# Job
Return precisely the span of lines from the top of the material below to the line containing "28, 29, 30];", both included. Pictures are excluded.
────────
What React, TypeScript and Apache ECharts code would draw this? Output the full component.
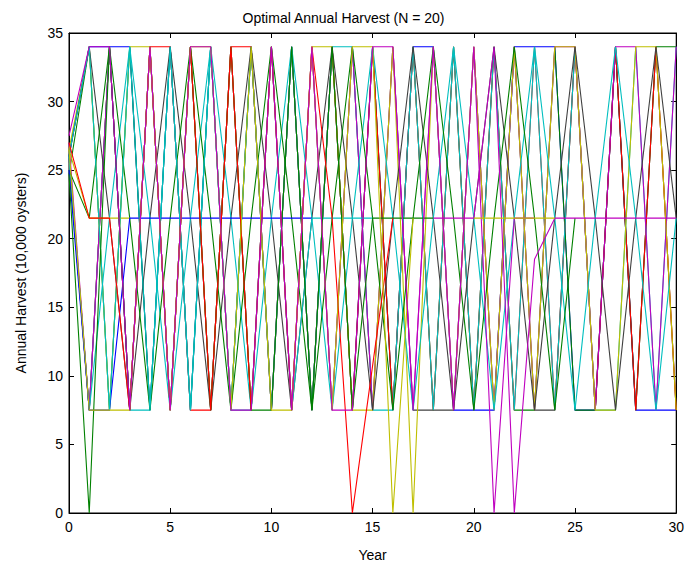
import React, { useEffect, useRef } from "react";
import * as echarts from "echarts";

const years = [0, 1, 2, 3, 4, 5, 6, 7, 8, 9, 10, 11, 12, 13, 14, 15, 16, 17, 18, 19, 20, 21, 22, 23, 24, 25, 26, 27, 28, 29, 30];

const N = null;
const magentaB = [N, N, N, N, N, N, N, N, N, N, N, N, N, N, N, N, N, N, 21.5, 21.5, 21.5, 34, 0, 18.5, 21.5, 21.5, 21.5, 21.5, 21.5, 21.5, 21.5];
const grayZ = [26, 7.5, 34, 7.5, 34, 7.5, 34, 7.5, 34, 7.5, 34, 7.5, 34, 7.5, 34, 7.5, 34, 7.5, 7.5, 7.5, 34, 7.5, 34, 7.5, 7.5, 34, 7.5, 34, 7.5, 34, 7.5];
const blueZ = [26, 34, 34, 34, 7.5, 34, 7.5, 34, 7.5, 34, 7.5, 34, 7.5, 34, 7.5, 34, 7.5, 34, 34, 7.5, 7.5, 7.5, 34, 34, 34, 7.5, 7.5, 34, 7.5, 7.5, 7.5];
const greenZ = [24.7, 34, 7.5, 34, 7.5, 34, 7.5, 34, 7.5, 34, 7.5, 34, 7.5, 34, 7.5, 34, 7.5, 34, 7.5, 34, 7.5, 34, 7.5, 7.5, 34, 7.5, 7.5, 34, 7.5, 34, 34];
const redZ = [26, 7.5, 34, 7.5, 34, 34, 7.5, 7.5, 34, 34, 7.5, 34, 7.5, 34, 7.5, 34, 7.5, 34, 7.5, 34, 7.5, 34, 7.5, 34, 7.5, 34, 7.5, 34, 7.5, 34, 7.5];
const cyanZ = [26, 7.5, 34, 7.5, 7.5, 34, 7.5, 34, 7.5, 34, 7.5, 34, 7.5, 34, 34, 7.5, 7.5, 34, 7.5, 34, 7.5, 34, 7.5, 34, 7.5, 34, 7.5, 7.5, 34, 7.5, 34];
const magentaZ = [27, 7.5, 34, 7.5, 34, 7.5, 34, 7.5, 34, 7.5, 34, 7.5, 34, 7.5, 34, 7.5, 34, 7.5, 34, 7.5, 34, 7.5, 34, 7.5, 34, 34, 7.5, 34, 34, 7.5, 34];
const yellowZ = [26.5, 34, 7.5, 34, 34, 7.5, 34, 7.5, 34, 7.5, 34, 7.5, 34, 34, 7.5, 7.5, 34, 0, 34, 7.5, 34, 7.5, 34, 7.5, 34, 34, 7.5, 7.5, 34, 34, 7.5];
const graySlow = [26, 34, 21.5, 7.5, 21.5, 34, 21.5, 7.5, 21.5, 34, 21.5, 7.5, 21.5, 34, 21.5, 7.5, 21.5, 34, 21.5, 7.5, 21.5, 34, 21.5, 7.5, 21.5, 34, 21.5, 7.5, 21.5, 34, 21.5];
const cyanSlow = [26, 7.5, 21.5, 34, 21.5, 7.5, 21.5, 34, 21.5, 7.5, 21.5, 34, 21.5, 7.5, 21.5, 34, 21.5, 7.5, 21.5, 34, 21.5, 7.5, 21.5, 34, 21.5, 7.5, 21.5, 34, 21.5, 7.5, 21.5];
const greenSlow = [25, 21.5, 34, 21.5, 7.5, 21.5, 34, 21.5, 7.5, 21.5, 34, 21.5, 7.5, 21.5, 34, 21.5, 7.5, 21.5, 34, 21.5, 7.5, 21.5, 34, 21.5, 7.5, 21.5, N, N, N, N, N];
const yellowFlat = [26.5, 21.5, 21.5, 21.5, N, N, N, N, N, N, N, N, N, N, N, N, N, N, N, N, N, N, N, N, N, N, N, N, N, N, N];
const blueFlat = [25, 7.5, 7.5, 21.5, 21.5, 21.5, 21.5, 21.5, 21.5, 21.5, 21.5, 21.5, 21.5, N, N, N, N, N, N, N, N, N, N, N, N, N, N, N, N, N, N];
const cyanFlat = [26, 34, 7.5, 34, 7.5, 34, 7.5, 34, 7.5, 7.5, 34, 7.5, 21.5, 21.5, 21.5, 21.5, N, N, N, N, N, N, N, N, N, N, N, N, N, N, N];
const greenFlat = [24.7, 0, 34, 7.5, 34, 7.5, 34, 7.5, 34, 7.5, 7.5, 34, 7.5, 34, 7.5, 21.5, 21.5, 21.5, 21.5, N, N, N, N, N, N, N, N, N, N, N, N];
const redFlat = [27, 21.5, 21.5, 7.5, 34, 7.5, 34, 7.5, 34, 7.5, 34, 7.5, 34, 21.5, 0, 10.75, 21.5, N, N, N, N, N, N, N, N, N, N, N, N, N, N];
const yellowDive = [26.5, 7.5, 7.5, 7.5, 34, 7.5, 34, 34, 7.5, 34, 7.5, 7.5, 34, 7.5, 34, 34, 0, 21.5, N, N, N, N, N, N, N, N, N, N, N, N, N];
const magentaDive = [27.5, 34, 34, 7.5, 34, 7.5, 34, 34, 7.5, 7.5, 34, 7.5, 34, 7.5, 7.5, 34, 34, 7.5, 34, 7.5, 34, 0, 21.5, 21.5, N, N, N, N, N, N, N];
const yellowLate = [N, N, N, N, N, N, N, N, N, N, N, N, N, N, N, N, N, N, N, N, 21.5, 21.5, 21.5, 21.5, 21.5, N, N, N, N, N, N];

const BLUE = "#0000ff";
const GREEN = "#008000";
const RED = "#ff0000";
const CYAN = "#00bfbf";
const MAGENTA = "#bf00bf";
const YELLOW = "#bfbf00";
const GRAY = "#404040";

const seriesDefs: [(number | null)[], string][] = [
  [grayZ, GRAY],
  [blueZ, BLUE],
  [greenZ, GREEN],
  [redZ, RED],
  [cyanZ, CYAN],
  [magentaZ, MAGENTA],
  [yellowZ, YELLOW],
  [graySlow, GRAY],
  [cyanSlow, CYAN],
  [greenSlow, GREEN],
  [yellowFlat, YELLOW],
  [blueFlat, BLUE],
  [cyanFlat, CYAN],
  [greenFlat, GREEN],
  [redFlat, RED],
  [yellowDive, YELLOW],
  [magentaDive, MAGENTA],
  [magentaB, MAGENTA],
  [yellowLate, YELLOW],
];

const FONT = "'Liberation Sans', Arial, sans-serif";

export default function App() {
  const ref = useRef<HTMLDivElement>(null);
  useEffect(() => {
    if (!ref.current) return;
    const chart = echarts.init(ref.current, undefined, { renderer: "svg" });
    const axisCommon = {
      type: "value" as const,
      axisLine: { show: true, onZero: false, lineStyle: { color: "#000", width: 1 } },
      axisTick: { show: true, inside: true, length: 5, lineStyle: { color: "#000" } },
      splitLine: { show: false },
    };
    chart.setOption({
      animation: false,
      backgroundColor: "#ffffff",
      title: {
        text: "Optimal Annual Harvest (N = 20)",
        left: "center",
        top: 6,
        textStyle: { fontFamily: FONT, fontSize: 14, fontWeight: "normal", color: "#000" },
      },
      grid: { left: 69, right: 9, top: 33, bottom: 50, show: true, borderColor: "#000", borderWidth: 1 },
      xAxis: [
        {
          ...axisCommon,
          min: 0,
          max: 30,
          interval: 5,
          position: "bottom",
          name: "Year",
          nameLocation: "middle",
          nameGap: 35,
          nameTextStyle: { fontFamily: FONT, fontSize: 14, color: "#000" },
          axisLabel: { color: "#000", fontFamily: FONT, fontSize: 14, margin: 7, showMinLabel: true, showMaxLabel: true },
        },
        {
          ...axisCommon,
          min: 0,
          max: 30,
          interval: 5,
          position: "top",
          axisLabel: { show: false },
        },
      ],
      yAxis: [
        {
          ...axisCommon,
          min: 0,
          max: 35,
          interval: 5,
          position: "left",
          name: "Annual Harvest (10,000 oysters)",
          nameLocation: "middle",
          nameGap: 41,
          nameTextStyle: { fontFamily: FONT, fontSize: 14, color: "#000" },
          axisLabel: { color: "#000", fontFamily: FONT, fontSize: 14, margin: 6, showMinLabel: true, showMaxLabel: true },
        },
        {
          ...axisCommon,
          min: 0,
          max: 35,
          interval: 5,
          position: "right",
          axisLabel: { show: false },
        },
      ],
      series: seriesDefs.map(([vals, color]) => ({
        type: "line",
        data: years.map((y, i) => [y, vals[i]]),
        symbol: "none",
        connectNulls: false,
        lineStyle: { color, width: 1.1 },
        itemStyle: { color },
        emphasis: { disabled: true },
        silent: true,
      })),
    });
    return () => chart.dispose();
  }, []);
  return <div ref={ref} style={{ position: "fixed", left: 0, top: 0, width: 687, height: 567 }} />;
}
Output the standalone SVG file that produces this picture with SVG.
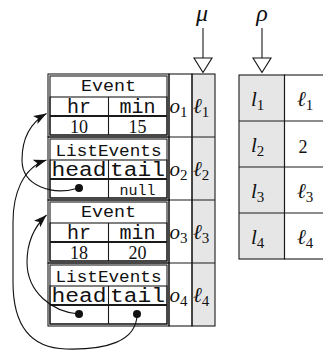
────────
# Answer for this exercise
What React, TypeScript and Apache ECharts code would draw this? Output the full component.
import React, { useEffect, useRef } from "react";
import * as echarts from "echarts";

const years = [0, 1, 2, 3, 4, 5, 6, 7, 8, 9, 10, 11, 12, 13, 14, 15, 16, 17, 18, 19, 20, 21, 22, 23, 24, 25, 26, 27, 28, 29, 30];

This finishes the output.